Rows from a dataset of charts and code
[start]

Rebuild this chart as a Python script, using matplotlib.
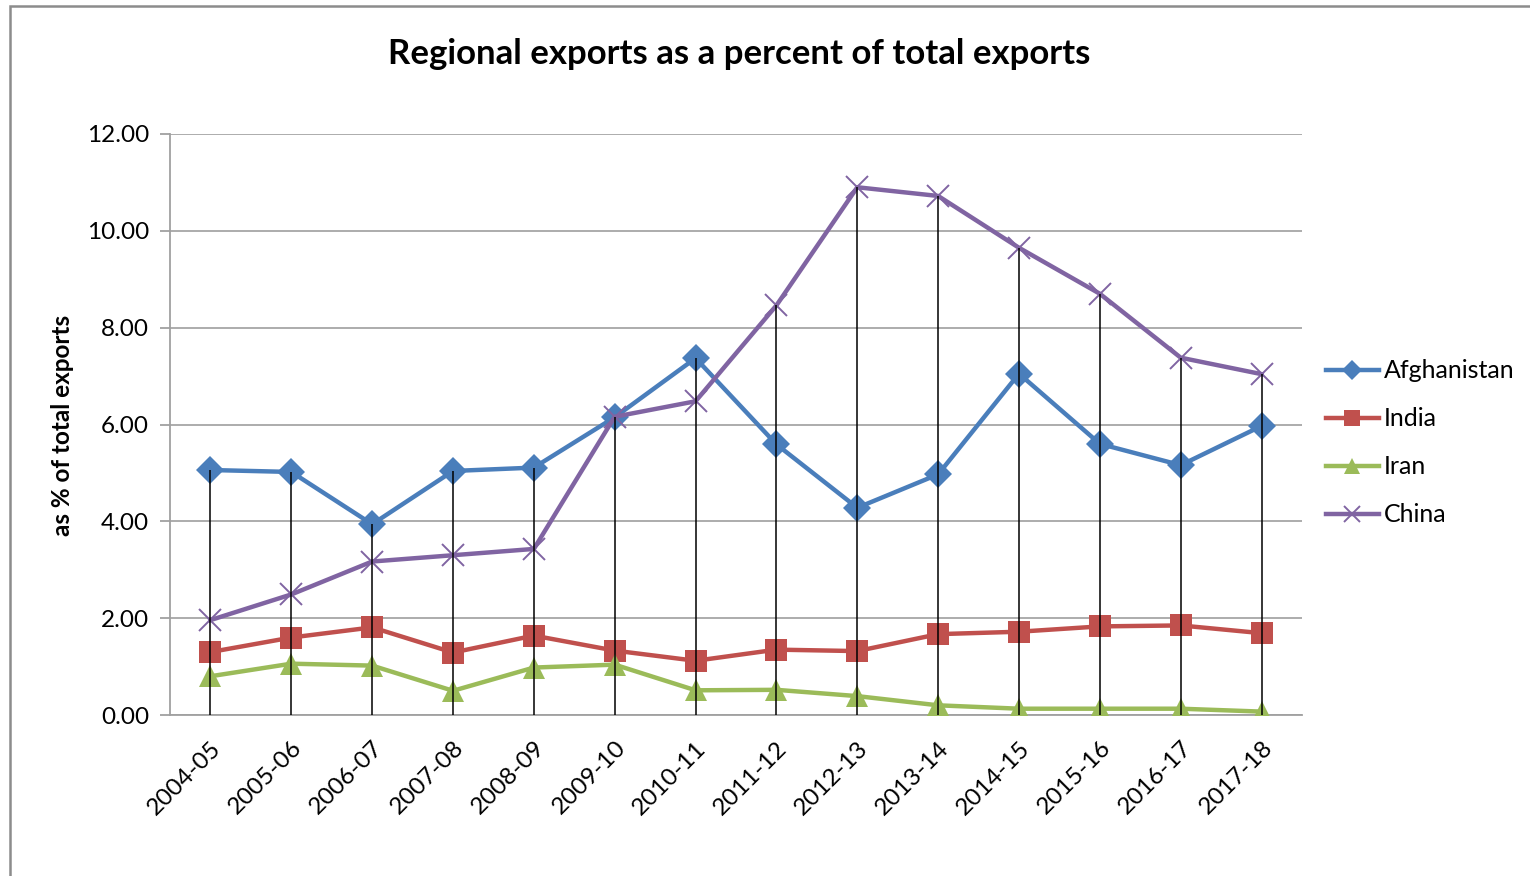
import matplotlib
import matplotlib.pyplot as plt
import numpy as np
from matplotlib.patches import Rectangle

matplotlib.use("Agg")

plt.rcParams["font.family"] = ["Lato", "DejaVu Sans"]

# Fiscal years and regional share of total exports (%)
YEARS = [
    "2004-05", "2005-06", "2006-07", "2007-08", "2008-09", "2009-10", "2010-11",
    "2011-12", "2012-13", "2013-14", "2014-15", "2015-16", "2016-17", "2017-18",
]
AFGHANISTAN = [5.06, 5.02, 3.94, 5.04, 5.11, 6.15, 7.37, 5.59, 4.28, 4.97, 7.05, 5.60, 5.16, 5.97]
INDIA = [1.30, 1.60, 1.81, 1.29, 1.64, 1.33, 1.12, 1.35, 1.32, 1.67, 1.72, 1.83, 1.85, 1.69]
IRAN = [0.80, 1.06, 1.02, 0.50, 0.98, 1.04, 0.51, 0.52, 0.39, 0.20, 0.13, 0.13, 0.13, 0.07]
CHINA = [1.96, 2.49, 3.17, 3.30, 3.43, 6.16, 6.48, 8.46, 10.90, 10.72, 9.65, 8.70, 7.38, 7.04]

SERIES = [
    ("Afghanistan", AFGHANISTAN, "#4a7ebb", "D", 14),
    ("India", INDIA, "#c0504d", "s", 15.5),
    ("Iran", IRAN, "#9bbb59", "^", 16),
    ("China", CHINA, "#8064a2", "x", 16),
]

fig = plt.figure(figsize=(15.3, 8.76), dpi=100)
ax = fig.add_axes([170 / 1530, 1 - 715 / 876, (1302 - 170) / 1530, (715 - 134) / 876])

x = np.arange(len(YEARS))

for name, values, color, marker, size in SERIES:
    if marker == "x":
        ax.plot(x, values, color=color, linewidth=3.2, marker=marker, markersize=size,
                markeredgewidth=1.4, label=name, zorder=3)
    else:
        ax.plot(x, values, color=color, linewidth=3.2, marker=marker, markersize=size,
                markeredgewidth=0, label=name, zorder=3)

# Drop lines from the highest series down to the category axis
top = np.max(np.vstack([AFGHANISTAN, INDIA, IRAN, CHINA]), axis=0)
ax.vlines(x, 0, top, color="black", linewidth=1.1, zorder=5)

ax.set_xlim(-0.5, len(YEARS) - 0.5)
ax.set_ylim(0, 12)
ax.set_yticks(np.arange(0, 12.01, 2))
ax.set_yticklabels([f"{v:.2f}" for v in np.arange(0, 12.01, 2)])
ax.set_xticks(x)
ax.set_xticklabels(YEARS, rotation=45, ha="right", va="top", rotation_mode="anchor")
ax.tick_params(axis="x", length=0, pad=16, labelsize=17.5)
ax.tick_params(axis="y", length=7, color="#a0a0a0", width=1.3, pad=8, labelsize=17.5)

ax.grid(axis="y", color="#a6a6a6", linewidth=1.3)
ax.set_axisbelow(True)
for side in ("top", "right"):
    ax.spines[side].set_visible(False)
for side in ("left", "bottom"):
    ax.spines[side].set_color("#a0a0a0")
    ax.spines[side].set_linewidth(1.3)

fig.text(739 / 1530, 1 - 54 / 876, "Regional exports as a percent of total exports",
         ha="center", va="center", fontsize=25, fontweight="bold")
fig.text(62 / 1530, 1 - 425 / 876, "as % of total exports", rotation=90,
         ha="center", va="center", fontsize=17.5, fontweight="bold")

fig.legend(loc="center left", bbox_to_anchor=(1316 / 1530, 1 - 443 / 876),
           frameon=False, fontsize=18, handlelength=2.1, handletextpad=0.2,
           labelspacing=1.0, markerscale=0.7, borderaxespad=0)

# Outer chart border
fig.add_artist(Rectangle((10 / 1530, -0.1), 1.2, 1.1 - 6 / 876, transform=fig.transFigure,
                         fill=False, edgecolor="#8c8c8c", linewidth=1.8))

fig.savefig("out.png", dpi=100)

[end]
[start]

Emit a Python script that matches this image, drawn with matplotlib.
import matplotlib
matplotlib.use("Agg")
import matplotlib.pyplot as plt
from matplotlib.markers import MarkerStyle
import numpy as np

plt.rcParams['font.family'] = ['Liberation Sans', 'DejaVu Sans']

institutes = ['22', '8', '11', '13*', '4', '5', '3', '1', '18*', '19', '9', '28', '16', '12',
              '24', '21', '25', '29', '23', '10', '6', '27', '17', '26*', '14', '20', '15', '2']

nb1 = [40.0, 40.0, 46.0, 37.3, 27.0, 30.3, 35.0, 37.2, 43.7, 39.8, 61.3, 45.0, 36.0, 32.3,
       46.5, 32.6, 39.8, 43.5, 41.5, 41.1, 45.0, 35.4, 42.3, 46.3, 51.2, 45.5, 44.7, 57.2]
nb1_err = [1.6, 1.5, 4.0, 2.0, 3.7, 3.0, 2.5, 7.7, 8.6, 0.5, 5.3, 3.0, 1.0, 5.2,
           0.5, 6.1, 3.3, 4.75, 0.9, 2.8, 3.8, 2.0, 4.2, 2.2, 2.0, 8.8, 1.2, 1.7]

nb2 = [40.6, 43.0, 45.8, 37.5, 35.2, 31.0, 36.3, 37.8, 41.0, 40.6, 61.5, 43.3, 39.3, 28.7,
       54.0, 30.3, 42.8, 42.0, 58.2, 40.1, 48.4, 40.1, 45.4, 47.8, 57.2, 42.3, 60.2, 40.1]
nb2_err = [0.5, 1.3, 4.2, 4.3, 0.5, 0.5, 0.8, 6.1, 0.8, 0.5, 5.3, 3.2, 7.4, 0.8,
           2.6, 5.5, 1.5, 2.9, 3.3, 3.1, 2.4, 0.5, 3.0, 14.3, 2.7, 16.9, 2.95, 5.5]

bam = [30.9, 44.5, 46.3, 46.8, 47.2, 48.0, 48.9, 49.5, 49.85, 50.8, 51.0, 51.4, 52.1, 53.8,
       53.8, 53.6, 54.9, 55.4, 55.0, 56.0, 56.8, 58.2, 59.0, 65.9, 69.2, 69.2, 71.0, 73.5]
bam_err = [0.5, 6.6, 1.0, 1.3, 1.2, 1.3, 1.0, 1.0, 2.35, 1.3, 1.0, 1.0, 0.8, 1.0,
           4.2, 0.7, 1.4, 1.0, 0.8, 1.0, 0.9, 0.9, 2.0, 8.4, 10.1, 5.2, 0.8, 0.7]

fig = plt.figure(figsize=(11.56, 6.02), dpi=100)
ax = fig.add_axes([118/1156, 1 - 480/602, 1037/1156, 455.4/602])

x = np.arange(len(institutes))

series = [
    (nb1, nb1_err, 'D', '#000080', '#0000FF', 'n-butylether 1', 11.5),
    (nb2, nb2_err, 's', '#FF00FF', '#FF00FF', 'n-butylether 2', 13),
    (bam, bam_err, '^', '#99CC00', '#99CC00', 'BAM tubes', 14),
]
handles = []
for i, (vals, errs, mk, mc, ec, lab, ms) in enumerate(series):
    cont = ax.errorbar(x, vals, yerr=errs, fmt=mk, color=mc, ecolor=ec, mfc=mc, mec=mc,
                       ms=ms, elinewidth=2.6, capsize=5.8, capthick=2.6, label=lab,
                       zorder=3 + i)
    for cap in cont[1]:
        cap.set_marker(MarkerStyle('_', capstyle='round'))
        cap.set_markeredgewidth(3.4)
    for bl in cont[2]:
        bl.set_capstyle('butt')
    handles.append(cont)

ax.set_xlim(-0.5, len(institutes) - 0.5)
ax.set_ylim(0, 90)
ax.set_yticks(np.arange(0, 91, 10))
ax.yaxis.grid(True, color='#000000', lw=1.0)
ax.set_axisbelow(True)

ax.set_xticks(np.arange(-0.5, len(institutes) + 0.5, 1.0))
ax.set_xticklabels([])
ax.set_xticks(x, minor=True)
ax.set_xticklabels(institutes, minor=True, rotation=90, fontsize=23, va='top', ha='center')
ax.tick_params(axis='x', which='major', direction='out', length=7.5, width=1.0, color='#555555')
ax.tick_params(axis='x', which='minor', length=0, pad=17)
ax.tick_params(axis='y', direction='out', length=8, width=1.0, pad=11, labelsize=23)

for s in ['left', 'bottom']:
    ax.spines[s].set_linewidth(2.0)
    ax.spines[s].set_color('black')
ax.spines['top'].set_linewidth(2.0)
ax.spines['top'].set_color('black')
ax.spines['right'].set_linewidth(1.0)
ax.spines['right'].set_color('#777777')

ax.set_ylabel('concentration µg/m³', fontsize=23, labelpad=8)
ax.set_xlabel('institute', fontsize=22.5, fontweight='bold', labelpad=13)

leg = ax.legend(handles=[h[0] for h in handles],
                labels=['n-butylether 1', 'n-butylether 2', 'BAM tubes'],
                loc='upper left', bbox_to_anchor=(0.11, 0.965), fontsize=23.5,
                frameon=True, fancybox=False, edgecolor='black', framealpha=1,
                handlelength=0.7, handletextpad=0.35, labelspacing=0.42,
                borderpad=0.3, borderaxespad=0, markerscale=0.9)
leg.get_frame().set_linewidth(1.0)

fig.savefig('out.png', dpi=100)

[end]

* Set problem
The lines above from the one containing "Emit a Python" through the one containing "8.8, 1.2, 1.7]" are to be set down exactly, and no others.

* Result of the exercise
Emit a Python script that matches this image, drawn with matplotlib.
import matplotlib
matplotlib.use("Agg")
import matplotlib.pyplot as plt
from matplotlib.markers import MarkerStyle
import numpy as np

plt.rcParams['font.family'] = ['Liberation Sans', 'DejaVu Sans']

institutes = ['22', '8', '11', '13*', '4', '5', '3', '1', '18*', '19', '9', '28', '16', '12',
              '24', '21', '25', '29', '23', '10', '6', '27', '17', '26*', '14', '20', '15', '2']

nb1 = [40.0, 40.0, 46.0, 37.3, 27.0, 30.3, 35.0, 37.2, 43.7, 39.8, 61.3, 45.0, 36.0, 32.3,
       46.5, 32.6, 39.8, 43.5, 41.5, 41.1, 45.0, 35.4, 42.3, 46.3, 51.2, 45.5, 44.7, 57.2]
nb1_err = [1.6, 1.5, 4.0, 2.0, 3.7, 3.0, 2.5, 7.7, 8.6, 0.5, 5.3, 3.0, 1.0, 5.2,
           0.5, 6.1, 3.3, 4.75, 0.9, 2.8, 3.8, 2.0, 4.2, 2.2, 2.0, 8.8, 1.2, 1.7]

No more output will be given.